Still, there were winners under Obama. If you held equities or were a home owner (or landlord), times were very good. The chart below shows the % rise in the Wilshire 5000 (representing all public companies actively traded in the US), the Case Schiller home price index, and the rise in marketable Treasury debt. The rise in equities under Obama is numero uno, thanks to a lot of new debt.

Regardless of Clinton or Trump, The Next 8 Years Are Going To Be The Worst Economic Period In US History
Regardless who was chosen as president for the next two terms, 80% of the population growth in the US will come from 65+yr/olds (chart below). This is the inverse from Clinton's & Reagan's presidencies which were the benefactor of the strongest demographic and population changes with 80% of the growth coming from the working age population. In short, as population growth among the young peaked in the 80's, (and has now slowed to a crawl), the Fed has been dropping rates all along to incent the decelerating growth among the young to indebt themselves further...but the population growth to consume(r) our way out of this debt bubble is never coming.

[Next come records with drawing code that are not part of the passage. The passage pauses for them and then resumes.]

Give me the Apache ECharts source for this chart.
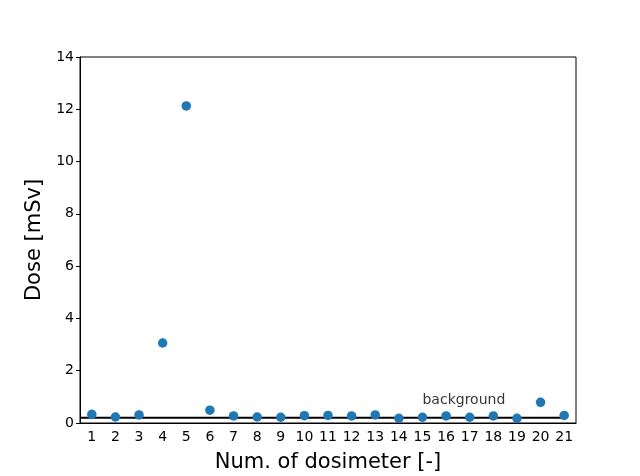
<!DOCTYPE html>
<html>
<head>
<meta charset="utf-8">
<script src="https://cdn.jsdelivr.net/npm/echarts@6/dist/echarts.min.js"></script>
<style>html,body{margin:0;padding:0;background:#fff}#c{width:640px;height:476px}</style>
</head>
<body>
<div id="c"></div>
<script>
const categories = ['1','2','3','4','5','6','7','8','9','10','11','12','13','14','15','16','17','18','19','20','21'];
const doseValues = [0.33,0.23,0.31,3.06,12.13,0.49,0.27,0.23,0.22,0.28,0.29,0.27,0.31,0.18,0.22,0.27,0.22,0.27,0.18,0.79,0.29];
const backgroundLevel = 0.2;
const backgroundLineX = [0.5, 21.12];
const backgroundLabelPos = [15, 0.6];
const yTicks = [0,2,4,6,8,10,12,14];

const font = 'DejaVu Sans';
const chart = echarts.init(document.getElementById('c'), null, {renderer: 'canvas'});
chart.setOption({
  animation: false,
  backgroundColor: '#ffffff',
  grid: {left: 80, right: 64, top: 57, bottom: 53, show: true, borderColor: '#000', borderWidth: 1, backgroundColor: 'transparent', containLabel: false, outerBoundsMode: 'none'},
  xAxis: [{
    type: 'category',
    data: categories,
    boundaryGap: true,
    name: 'Num. of dosimeter [-]',
    nameLocation: 'middle',
    nameGap: 29,
    nameTextStyle: {fontFamily: font, fontSize: 21, color: '#000'},
    axisLine: {lineStyle: {color: '#000', width: 1}},
    axisTick: {alignWithLabel: true, length: 4, lineStyle: {color: '#000'}},
    axisLabel: {fontFamily: font, fontSize: 14, color: '#000', margin: 7, interval: 0},
    splitLine: {show: false}
  }, {
    type: 'value',
    min: 0.5, max: 21.5,
    show: false
  }],
  yAxis: {
    type: 'value',
    min: yTicks[0], max: yTicks[yTicks.length-1], interval: 2,
    name: 'Dose [mSv]',
    nameLocation: 'middle',
    nameGap: 34,
    nameTextStyle: {fontFamily: font, fontSize: 21, color: '#000'},
    axisLine: {show: true, lineStyle: {color: '#000', width: 1}},
    axisTick: {show: true, length: 4, lineStyle: {color: '#000'}},
    axisLabel: {fontFamily: font, fontSize: 14, color: '#000', margin: 6},
    splitLine: {show: false}
  },
  series: [{
    type: 'line',
    xAxisIndex: 1,
    data: backgroundLineX.map(x => [x, backgroundLevel]),
    symbol: 'none',
    lineStyle: {color: '#000', width: 1.8},
    z: 1
  }, {
    type: 'scatter',
    xAxisIndex: 0,
    data: doseValues,
    symbolSize: 9.5,
    itemStyle: {color: '#1f77b4', opacity: 1},
    z: 3
  }, {
    type: 'scatter',
    xAxisIndex: 1,
    data: [backgroundLabelPos],
    symbolSize: 0,
    label: {
      show: true,
      formatter: 'background',
      position: [0, 0],
      align: 'left',
      verticalAlign: 'bottom',
      fontFamily: font,
      fontSize: 14,
      color: '#000'
    },
    z: 4
  }]
});
</script>
</body>
</html>
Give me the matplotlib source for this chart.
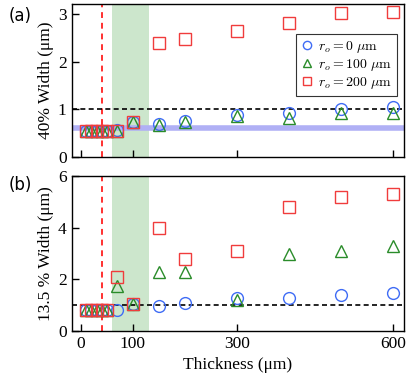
import matplotlib
matplotlib.use("Agg")
from matplotlib import pyplot as plt

plt.rcParams['font.family'] = ['Liberation Serif', 'DejaVu Serif']
plt.rcParams['mathtext.fontset'] = 'cm'

thickness = [10, 20, 30, 40, 50, 70, 100, 150, 200, 300, 400, 500, 600]

# panel (a): 40% width
a_r0 = [0.55, 0.55, 0.55, 0.55, 0.55, 0.56, 0.73, 0.69, 0.76, 0.89, 0.92, 1.0, 1.04]
a_r100 = [0.55, 0.55, 0.55, 0.55, 0.55, 0.55, 0.73, 0.67, 0.74, 0.86, 0.81, 0.92, 0.93]
a_r200 = [0.55, 0.55, 0.55, 0.55, 0.55, 0.55, 0.73, 2.39, 2.48, 2.64, 2.82, 3.02, 3.05]

# panel (b): 13.5% width
b_r0 = [0.8, 0.8, 0.8, 0.8, 0.8, 0.81, 1.05, 0.97, 1.07, 1.27, 1.29, 1.40, 1.46]
b_r100 = [0.8, 0.8, 0.8, 0.8, 0.8, 1.76, 1.05, 2.3, 2.3, 1.2, 2.97, 3.11, 3.3]
b_r200 = [0.8, 0.8, 0.8, 0.8, 0.8, 2.1, 1.05, 3.98, 2.79, 3.11, 4.8, 5.18, 5.3]

labels = [r'$r_o = 0\ \mu\mathrm{m}$', r'$r_o = 100\ \mu\mathrm{m}$', r'$r_o = 200\ \mu\mathrm{m}$']
colors = ['#3f6cf5', '#2a8c2a', '#f03c3c']
markers = ['o', '^', 's']

fig = plt.figure(figsize=(4.16, 3.77), dpi=100)
ax1 = fig.add_axes([0.172, 0.584, 0.799, 0.406])
ax2 = fig.add_axes([0.172, 0.122, 0.799, 0.411])

for ax, series, ylim, yticks, ylabel in [
        (ax1, [a_r0, a_r100, a_r200], 3.22, [0, 1, 2, 3], '40% Width (μm)'),
        (ax2, [b_r0, b_r100, b_r200], 6.0, [0, 2, 4, 6], '13.5 % Width (μm)')]:
    ax.axvspan(60, 130, color='#cce6cc', zorder=0, lw=0)
    ax.axvline(40, color='#ff3030', ls=(0, (3, 2.5)), lw=1.4, zorder=1)
    ax.axhline(1, color='black', ls=(0, (3, 2)), lw=1.2, zorder=1)
    if ax is ax1:
        ax.axhline(0.61, color='#b0b0f5', lw=4, zorder=1)
    for y, c, m, lab in zip(series, colors, markers, labels):
        ax.plot(thickness, y, ls='none', marker=m, mfc='none', mec=c,
                mew=1.0, ms=8.5, label=lab, zorder=3)
    ax.set_xlim(-18, 621)
    ax.set_ylim(0, ylim)
    ax.set_xticks([0, 100, 300, 600])
    ax.set_yticks(yticks)
    ax.tick_params(direction='in', length=5, width=1, labelsize=12.5)
    ax.set_ylabel(ylabel, fontsize=12.5, labelpad=3)
    for s in ax.spines.values():
        s.set_linewidth(1)

ax1.tick_params(labelbottom=False)
ax2.set_xlabel('Thickness (μm)', fontsize=12.5)

leg = ax1.legend(loc='upper right', bbox_to_anchor=(0.978, 0.804), borderaxespad=0,
                 fontsize=10, fancybox=False, edgecolor='#333333', framealpha=1,
                 handletextpad=0.3, handlelength=0.9, labelspacing=0.15, borderpad=0.35,
                 markerscale=0.7)
leg.get_frame().set_linewidth(0.8)

fig.text(0.02, 0.945, '(a)', fontsize=12, family='DejaVu Sans')
fig.text(0.02, 0.495, '(b)', fontsize=12, family='DejaVu Sans')

fig.savefig('out.png', dpi=100)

Below, the reversing make-up of population growth from the peak under Clinton to the upcoming bottom under President Trump (particularly in the second term). And all these numbers assume continued current levels of immigration - if that slows (or a Trump deportation occurs), the numbers of young will be even further reduced.

What About Rating Presidents on Jobs Created?

As you may have guessed, I believe the population, demographic, and business cycles are a little bigger than any one president. So, to gauge job creation, the chart below shows Treasury marketable debt vs. the Federal Funds interest rate cycle (quarterly). Also, in the boxes the change in marketable debt per interest rate cycle vs. full time jobs creation (net) per cycle (peak to peak).

The sharp acceleration of marketable debt and the deceleration of full time jobs creation is very apparent. The decelerating growth in jobs vs. the surging debt is rather important as it's only through more jobs that a larger economy and tax base is created that is hopefully sufficient to pay back the debt (LOL) or more likely simply service the ever large debt load.

Absent the growth in jobs and tax base, the only other option to constrain the debt service is to lower the Federal Funds rate (think NIRP or negative interest rates wherein the largest corporations are paid to take loans and the government pays itself to issue new debt and banks charge savers to hold their money).

Finally, the changing federal funds interest rate, per presidential term. Noteworthy is that rates have been raised during every Democrat's term and declined during every Republican's term since Eisenhower. I can promise you, rates will decline during Trump's term so long as the Fed continues to be the Fed.


Ok, Obama is definitely the worst. Still, in all fairness to Obama, he really had no politically viable options although he showed himself (and Congress) to have zero political courage (I know, shocking for politicians) to initiate the painful structural reforms that are so necessary. Will Trump have the guts to initiate the necessary changes or just fall in line with the rest of the politicians in spending and giving away goodies to all his friends?